Personal Introduction

Through my four-year career at Colorado State University professors have mentioned the recent changes in the journalism field. With the emergence of the Internet as an information source, the media have had to learn how to adapt to the changing ways their audiences consume information.

As an Honors student with a primary major of journalism and a passion for my secondary major history, I wanted to bridge the gap for my Senior Honors Thesis. I study the past, and feel understanding the past helps to understand the future.

With so many changes to the journalism field recently, ignoring the changes in the field entirely would be disastrous; media would isolate lose the modern audience. Media would be stuck in the past and audiences who read content online need to be a consideration to magazines.

In the last few years it has become evident the media are changing. Many previous print users are turning to the Internet where they can receive the same information for free. The current predicament many media organizations find themselves in is a result of the new ways people are acquiring their information and the unwillingness of media companies to adapt sooner.
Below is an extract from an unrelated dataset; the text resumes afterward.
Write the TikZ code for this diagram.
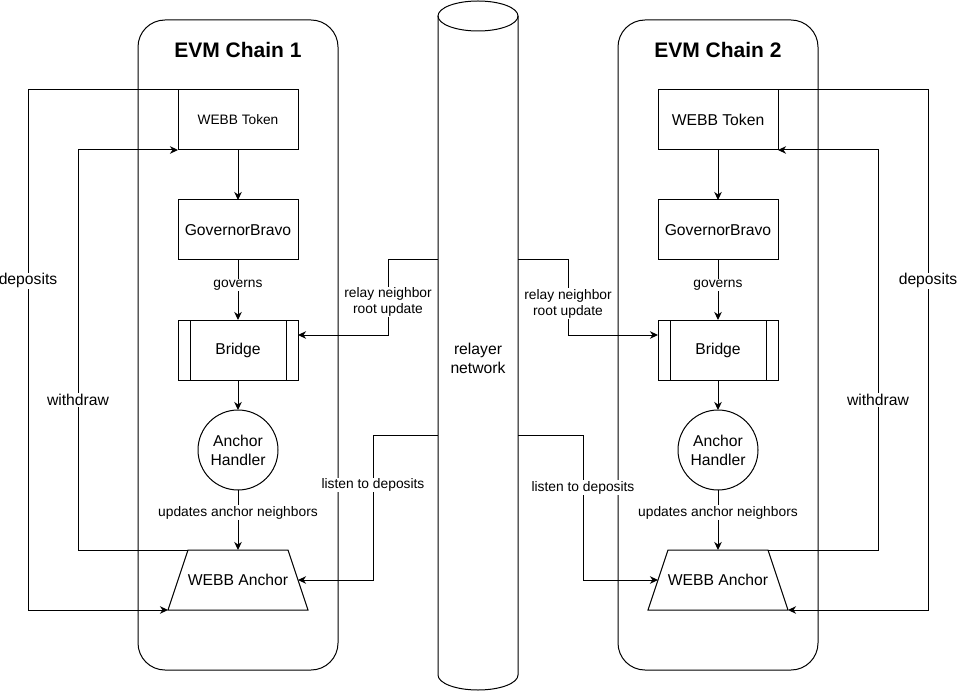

Because of the importance of this shift, along with my understanding (as reluctant as it may have been) that history is history even if it happened during my lifetime, I decided to try to answer the question of how the Internet is being utilized in journalism. To narrow this topic, I chose to look at magazines only.

Magazines have a dynamic and important history in the country. I worked with magazines before for class, examining their content and layout changes over time. I enjoyed looking back in history through pictures and advertisements published in Vogue from 1945. Examining the differences between the two magazines Vogue and Lapidary Journal Jewelry Artist from the late 1990s to today’s print versions seemed like a great way to examine the changes in magazines pre- and post-Internet.

I chose these two magazines because I knew they would represent two different populations of readers. Vogue is a more general fashion magazine, appealing to a large population of women. Jewelry Artist is a niche magazine appealing to metal artists. This smaller population means Jewelry Artist has a smaller more targeted audience to appeal to. Both magazines would allow me to examine how magazines appealing to different audiences are adapting to the changes in the industry. Even more important is comparing the content found in print to the website and examining what material the magazines placed online and whether the information is appropriate for the audiences.

Ultimately, the question I am asking has two parts. First, how are the two magazines using their websites? Second, how do these individual cases fit the general trend?